[Data for processing]:
BEGIN
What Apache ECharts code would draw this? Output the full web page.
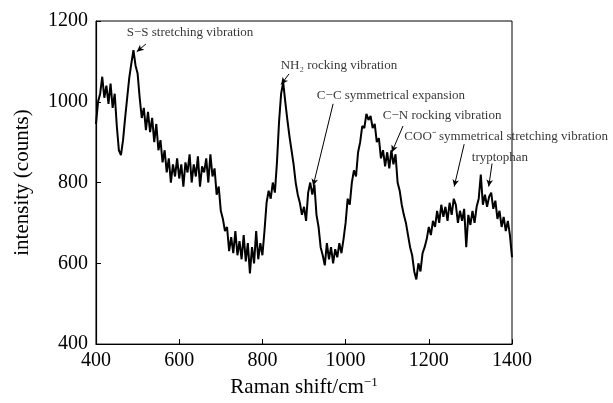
<!DOCTYPE html>
<html>
<head>
<meta charset="utf-8">
<script src="https://cdn.jsdelivr.net/npm/echarts@6/dist/echarts.min.js"></script>
<style>
  html, body { margin: 0; padding: 0; background: #fff; }
  #chart { width: 613px; height: 403px; }
</style>
</head>
<body>
<div id="chart"></div>
<script>
// Raman shift (cm-1) sample positions
const ramanShift = [
  400,405,410,415,420,425,430,435,440,445,450,455,460,465,470,475,480,485,490,495,
  500,505,510,515,520,525,530,535,540,545,550,555,560,565,570,575,580,585,590,595,
  600,605,610,615,620,625,630,635,640,645,650,655,660,665,670,675,680,685,690,695,
  700,705,710,715,720,725,730,735,740,745,750,755,760,765,770,775,780,785,790,795,
  800,805,810,815,820,825,830,835,840,845,850,855,860,865,870,875,880,885,890,895,
  900,905,910,915,920,925,930,935,940,945,950,955,960,965,970,975,980,985,990,995,
  1000,1005,1010,1015,1020,1025,1030,1035,1040,1045,1050,1055,1060,1065,1070,1075,1080,1085,1090,1095,
  1100,1105,1110,1115,1120,1125,1130,1135,1140,1145,1150,1155,1160,1165,1170,1175,1180,1185,1190,1195,
  1200,1205,1210,1215,1220,1225,1230,1235,1240,1245,1250,1255,1260,1265,1270,1275,1280,1285,1290,1295,
  1300,1305,1310,1315,1320,1325,1330,1335,1340,1345,1350,1355,1360,1365,1370,1375,1380,1385,1390,1395,
  1400
];
// intensity (counts)
const intensity = [
  945,1000,1020,1062,1010,1040,995,1045,985,1020,940,880,868,905,960,1010,1060,1095,1128,1090,
  1070,1010,960,985,930,975,925,960,900,945,880,905,850,880,825,860,800,845,815,860,
  810,845,790,850,825,870,800,845,815,865,790,840,825,860,800,870,815,835,770,790,
  730,710,680,690,630,665,625,680,620,655,610,670,605,650,575,640,600,680,610,650,
  620,680,750,780,760,800,775,850,950,1020,1048,1000,955,915,880,845,800,770,750,720,
  740,705,775,800,770,795,720,690,640,620,595,650,610,640,600,635,615,650,625,660,
  700,760,745,800,830,815,875,900,940,935,970,955,965,935,945,900,910,860,880,840,
  875,835,880,845,870,800,780,745,720,700,670,640,620,580,560,600,580,625,640,660,
  690,670,705,690,730,700,745,715,740,705,750,720,760,745,700,730,705,735,640,720,
  695,730,700,740,760,820,745,770,740,765,775,735,755,710,730,690,715,680,705,670,
  615
];

// annotations: label text, label position, arrow start, arrow end (data coords)
const annoText = [
  'S\u2212S stretching vibration',
  'NH\u2082 rocking vibration',
  'C\u2212C symmetrical expansion',
  'C\u2212N rocking vibration',
  'COO\u207B symmetrical stretching vibration',
  'tryptophan'
];
const annoPos = [[626, 1171], [984, 1090], [1109, 1016], [1232, 966], [1386, 914], [1371, 861]];
const arrowFrom = [[520, 1143], [864, 1069], [970, 995], [1138, 940], [1285, 895], [1352, 847]];
const arrowTo = [[498, 1124], [845, 1043], [922, 792], [1111, 875], [1261, 790], [1344, 790]];

const xTicks = [400, 1400, 200];
const yTicks = [400, 1200, 200];

const FONT = '"Liberation Serif", "Times New Roman", serif';

const chart = echarts.init(document.getElementById('chart'), null, { renderer: 'canvas' });

const spectrum = ramanShift.map((x, i) => [x, intensity[i]]);
const labels = annoPos.map((p, i) => [p[0], p[1], annoText[i]]);
const arrows = arrowFrom.map((p, i) => [{ coord: p }, { coord: arrowTo[i] }]);

const option = {
  animation: false,
  backgroundColor: '#fff',
  grid: {
    left: 96,
    top: 21,
    right: 101,
    bottom: 47,
    show: true,
    borderColor: '#000',
    borderWidth: 1,
  },
  xAxis: {
    type: 'value',
    min: xTicks[0],
    max: xTicks[1],
    interval: xTicks[2],
    name: '{a|Raman shift/cm}{s|\u22121}',
    nameLocation: 'middle',
    nameGap: 25,
    nameTextStyle: {
      rich: {
        a: { fontFamily: FONT, fontSize: 21, color: '#000', lineHeight: 22, verticalAlign: 'bottom' },
        s: { fontFamily: FONT, fontSize: 13, color: '#000', lineHeight: 22, verticalAlign: 'top', padding: [0, 0, 9, 0] },
      },
    },
    axisLine: { lineStyle: { color: '#000', width: 1.2 } },
    axisTick: { inside: true, length: 5, lineStyle: { color: '#000' } },
    axisLabel: { fontFamily: FONT, fontSize: 20, color: '#000', margin: 7, formatter: (v) => String(v) },
    splitLine: { show: false },
  },
  yAxis: {
    type: 'value',
    min: yTicks[0],
    max: yTicks[1],
    interval: yTicks[2],
    name: 'intensity (counts)',
    nameLocation: 'middle',
    nameGap: 63,
    nameTextStyle: { fontFamily: FONT, fontSize: 21, color: '#000' },
    axisLine: { lineStyle: { color: '#000', width: 1.2 } },
    axisTick: { inside: true, length: 5, lineStyle: { color: '#000' } },
    axisLabel: { fontFamily: FONT, fontSize: 20, color: '#000', margin: 8, formatter: (v) => String(v) },
    splitLine: { show: false },
  },
  series: [
    {
      name: 'spectrum',
      type: 'line',
      data: spectrum,
      symbol: 'none',
      lineStyle: { color: '#000', width: 2 },
      z: 2,
    },
    {
      name: 'annotations',
      type: 'scatter',
      data: labels,
      symbolSize: 0,
      clip: false,
      silent: true,
      label: {
        show: true,
        position: 'inside',
        formatter: (p) => p.value[2],
        fontFamily: FONT,
        fontSize: 13,
        color: '#000',
      },
      markLine: {
        silent: true,
        symbol: ['none', 'arrow'],
        symbolSize: [5, 7],
        label: { show: false },
        lineStyle: { color: '#000', width: 1, type: 'solid' },
        data: arrows,
      },
      z: 3,
    },
  ],
};

chart.setOption(option);
</script>
</body>
</html>
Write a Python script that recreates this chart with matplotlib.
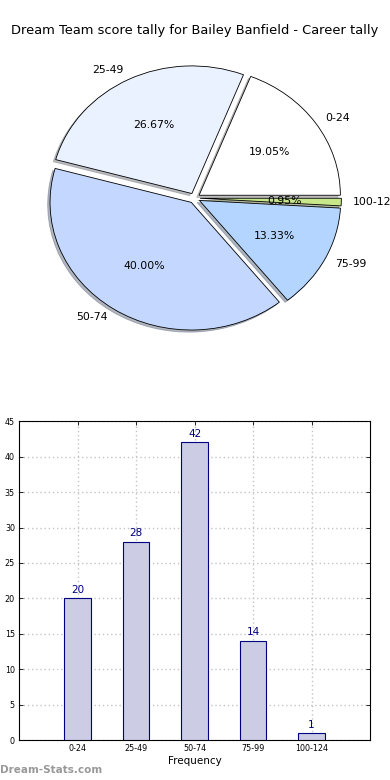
import numpy as np
import matplotlib
matplotlib.use('Agg')
import matplotlib.pyplot as plt

categories = ['0-24', '25-49', '50-74', '75-99', '100-124']
counts = [20, 28, 42, 14, 1]
pie_colors = ['#ffffff', '#eaf1ff', '#c4d8ff', '#b3d5ff', '#c8e68a']
y_ticks = [0, 5, 10, 15, 20, 25, 30, 35, 40, 45]

fig = plt.figure(figsize=(3.9, 7.8), dpi=100)

fig.text(0.5, 0.961, 'Dream Team score tally for Bailey Banfield - Career tally',
         ha='center', va='center', fontsize=9.35)

# pie
ax1 = fig.add_axes([0.1, 0.566, 0.797, 0.36])
wedges, texts, autotexts = ax1.pie(counts, labels=categories, colors=pie_colors,
                                   explode=[0.04] * len(counts), startangle=0,
                                   autopct='%.2f%%', labeldistance=1.08,
                                   shadow={'ox': -0.012, 'oy': -0.012, 'shade': 0.5},
                                   wedgeprops={'edgecolor': 'black', 'linewidth': 0.6},
                                   textprops={'fontsize': 7.8})
ax1.set_aspect('auto')
ax1.set_xlim(-1.1, 1.1)
ax1.set_ylim(-1.1, 1.1)

# bars
ax2 = fig.add_axes([0.049, 0.051, 0.9, 0.409])
x = np.arange(len(categories))
bars = ax2.bar(x, counts, width=0.45, color='#cccce4', edgecolor='#000080', linewidth=0.8, zorder=3)
for xi, v in zip(x, counts):
    ax2.text(xi, v + 0.5, str(v), ha='center', va='bottom', color='#000080', fontsize=7.5, zorder=4)
ax2.set_xlim(-1, 5)
ax2.set_ylim(0, 45)
ax2.set_xticks(x)
ax2.set_xticklabels(categories, fontsize=5.8)
ax2.set_yticks(y_ticks)
ax2.set_yticklabels([str(t) for t in y_ticks], fontsize=5.8)
ax2.tick_params(direction='in', length=3, width=0.6, top=True, right=True, pad=3)
ax2.grid(True, linestyle=(0, (1, 2)), color='#c4c4c4', linewidth=1.0, zorder=0)
ax2.set_xlabel('Frequency', fontsize=7.5, labelpad=2)
for s in ax2.spines.values():
    s.set_linewidth(0.8)

fig.text(0.0, 0.006, 'Dream-Stats.com', ha='left', va='bottom', fontsize=7.5,
         color='#999999', fontweight='bold')

fig.savefig('out.png', dpi=100)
END
[Directions]: Every line from the one containing "Write a Python" to the one containing "fig = plt.figure(figsize=(3.9, 7.8), dpi=100)" should be output exactly, both ends included. Nothing else goes in, and no pictures either.

[Exercise result]:
Write a Python script that recreates this chart with matplotlib.
import numpy as np
import matplotlib
matplotlib.use('Agg')
import matplotlib.pyplot as plt

categories = ['0-24', '25-49', '50-74', '75-99', '100-124']
counts = [20, 28, 42, 14, 1]
pie_colors = ['#ffffff', '#eaf1ff', '#c4d8ff', '#b3d5ff', '#c8e68a']
y_ticks = [0, 5, 10, 15, 20, 25, 30, 35, 40, 45]

fig = plt.figure(figsize=(3.9, 7.8), dpi=100)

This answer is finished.